Charts and diagrams as code:
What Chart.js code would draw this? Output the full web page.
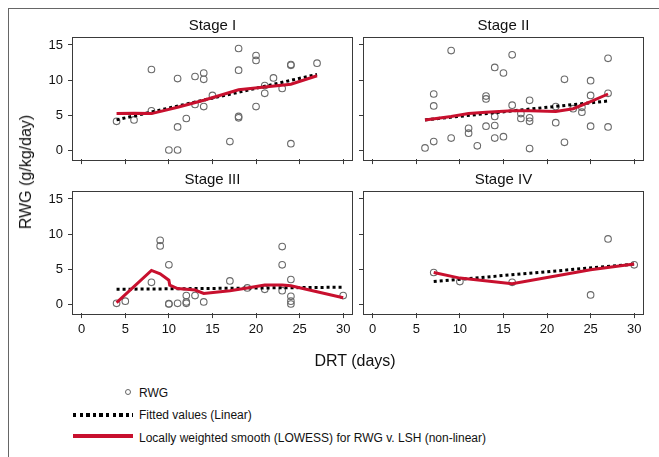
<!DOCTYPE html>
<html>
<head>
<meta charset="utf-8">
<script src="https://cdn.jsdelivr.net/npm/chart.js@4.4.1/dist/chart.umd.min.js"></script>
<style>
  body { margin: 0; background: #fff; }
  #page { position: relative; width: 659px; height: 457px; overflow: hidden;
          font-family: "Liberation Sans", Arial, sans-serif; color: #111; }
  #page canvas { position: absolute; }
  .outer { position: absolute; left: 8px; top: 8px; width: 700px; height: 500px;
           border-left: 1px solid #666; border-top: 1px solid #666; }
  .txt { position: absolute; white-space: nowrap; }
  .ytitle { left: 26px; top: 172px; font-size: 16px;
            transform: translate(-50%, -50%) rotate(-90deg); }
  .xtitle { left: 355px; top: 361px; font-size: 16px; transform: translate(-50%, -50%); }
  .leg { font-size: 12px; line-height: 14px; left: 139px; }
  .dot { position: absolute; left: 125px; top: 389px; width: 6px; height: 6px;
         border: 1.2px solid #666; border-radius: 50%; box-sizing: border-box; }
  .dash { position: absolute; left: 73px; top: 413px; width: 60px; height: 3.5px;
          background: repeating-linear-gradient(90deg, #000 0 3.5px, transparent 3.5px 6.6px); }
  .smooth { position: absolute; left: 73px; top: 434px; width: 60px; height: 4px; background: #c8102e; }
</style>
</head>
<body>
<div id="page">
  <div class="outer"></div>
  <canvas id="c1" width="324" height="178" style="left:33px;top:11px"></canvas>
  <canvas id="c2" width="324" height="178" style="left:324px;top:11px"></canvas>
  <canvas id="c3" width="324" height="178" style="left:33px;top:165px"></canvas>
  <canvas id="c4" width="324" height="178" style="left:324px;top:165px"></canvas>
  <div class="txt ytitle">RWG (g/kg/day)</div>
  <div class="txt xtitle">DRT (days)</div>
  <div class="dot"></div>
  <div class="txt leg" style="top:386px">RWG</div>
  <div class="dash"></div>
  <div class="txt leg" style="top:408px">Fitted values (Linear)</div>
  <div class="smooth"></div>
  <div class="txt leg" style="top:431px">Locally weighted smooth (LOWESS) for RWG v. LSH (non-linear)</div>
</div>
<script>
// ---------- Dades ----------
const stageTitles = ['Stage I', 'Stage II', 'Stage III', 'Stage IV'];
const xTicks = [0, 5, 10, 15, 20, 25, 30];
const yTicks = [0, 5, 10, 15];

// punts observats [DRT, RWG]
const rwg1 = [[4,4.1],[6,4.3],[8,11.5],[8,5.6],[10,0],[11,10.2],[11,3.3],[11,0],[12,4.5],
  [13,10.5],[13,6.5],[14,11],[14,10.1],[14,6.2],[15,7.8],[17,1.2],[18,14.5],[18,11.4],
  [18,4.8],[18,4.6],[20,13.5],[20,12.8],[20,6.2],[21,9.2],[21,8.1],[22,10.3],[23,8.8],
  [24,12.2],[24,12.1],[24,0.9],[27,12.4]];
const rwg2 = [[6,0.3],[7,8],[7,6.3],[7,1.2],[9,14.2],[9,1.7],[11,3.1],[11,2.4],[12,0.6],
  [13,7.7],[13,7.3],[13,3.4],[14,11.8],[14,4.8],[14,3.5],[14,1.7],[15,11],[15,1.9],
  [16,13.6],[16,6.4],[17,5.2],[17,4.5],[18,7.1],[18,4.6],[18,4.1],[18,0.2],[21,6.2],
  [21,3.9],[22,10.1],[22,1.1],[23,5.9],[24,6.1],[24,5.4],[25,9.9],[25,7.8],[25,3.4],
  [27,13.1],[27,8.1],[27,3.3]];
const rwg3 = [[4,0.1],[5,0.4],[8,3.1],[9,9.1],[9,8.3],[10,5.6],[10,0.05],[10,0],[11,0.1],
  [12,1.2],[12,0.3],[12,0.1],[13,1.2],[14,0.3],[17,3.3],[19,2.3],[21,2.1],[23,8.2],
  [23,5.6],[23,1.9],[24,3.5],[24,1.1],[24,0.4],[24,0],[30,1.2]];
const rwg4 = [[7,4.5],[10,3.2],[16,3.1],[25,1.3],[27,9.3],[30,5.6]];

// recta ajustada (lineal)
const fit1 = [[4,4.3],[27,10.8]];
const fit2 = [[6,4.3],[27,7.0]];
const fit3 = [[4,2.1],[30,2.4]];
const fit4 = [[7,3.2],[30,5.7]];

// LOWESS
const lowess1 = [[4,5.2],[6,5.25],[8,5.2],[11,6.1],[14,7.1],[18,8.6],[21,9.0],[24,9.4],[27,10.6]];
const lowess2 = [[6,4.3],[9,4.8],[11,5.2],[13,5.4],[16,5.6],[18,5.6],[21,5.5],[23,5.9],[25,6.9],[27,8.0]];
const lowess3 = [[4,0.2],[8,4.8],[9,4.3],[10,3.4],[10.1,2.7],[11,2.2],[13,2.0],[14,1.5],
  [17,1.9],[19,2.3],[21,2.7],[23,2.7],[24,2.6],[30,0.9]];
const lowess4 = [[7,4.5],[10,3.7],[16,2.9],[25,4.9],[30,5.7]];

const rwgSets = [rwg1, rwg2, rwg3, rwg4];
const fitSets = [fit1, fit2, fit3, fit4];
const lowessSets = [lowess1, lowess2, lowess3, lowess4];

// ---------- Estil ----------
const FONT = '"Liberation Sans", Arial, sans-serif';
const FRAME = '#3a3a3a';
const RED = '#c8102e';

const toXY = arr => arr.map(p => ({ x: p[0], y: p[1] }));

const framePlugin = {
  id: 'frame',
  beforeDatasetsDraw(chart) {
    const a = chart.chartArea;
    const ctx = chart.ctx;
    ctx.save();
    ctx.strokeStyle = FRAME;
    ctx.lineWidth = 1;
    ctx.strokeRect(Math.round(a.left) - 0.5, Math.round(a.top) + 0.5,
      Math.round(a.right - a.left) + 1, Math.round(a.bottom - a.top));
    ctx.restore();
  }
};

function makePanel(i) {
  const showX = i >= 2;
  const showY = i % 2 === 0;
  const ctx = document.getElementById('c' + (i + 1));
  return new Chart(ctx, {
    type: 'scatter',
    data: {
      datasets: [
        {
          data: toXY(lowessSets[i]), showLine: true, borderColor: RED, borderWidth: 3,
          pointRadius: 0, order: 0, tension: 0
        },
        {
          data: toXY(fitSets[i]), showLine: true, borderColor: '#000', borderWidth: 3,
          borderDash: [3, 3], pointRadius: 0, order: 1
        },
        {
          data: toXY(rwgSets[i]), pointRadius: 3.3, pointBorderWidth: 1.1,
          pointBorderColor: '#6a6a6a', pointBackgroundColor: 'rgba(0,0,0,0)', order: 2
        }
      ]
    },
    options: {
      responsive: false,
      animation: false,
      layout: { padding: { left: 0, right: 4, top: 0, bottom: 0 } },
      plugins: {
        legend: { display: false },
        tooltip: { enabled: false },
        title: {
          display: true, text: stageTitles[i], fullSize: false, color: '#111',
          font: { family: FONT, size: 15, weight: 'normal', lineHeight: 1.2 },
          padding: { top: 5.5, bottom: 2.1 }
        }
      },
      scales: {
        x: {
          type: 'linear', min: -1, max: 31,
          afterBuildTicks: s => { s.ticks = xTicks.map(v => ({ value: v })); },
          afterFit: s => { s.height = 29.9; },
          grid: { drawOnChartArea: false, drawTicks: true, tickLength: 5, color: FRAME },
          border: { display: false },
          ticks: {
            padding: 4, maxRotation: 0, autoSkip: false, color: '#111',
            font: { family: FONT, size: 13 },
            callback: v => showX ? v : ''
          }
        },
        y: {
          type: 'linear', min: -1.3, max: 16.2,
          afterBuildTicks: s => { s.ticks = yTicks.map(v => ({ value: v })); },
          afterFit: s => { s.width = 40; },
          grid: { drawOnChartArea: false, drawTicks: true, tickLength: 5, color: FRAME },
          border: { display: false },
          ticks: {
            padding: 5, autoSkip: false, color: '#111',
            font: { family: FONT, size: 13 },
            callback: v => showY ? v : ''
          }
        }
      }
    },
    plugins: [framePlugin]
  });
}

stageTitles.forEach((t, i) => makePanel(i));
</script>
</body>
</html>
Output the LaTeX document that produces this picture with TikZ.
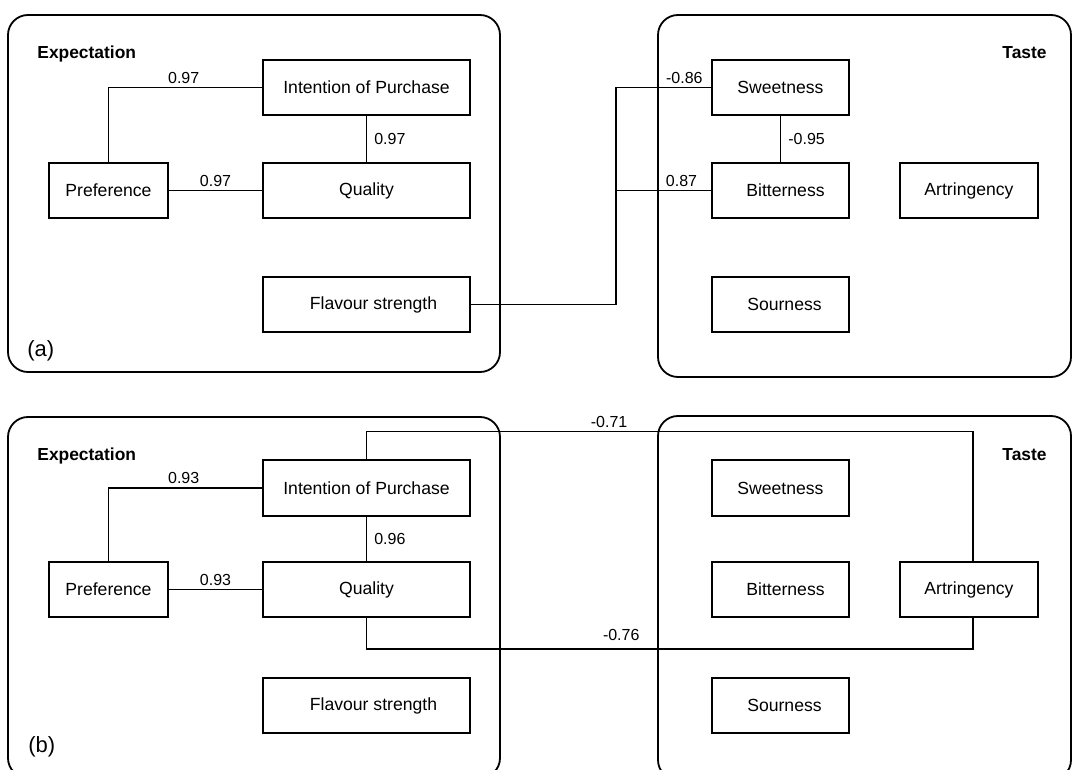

Directions for this task:
Compute how many lines include the string "Output", then give that number by itself.

Written answer:
2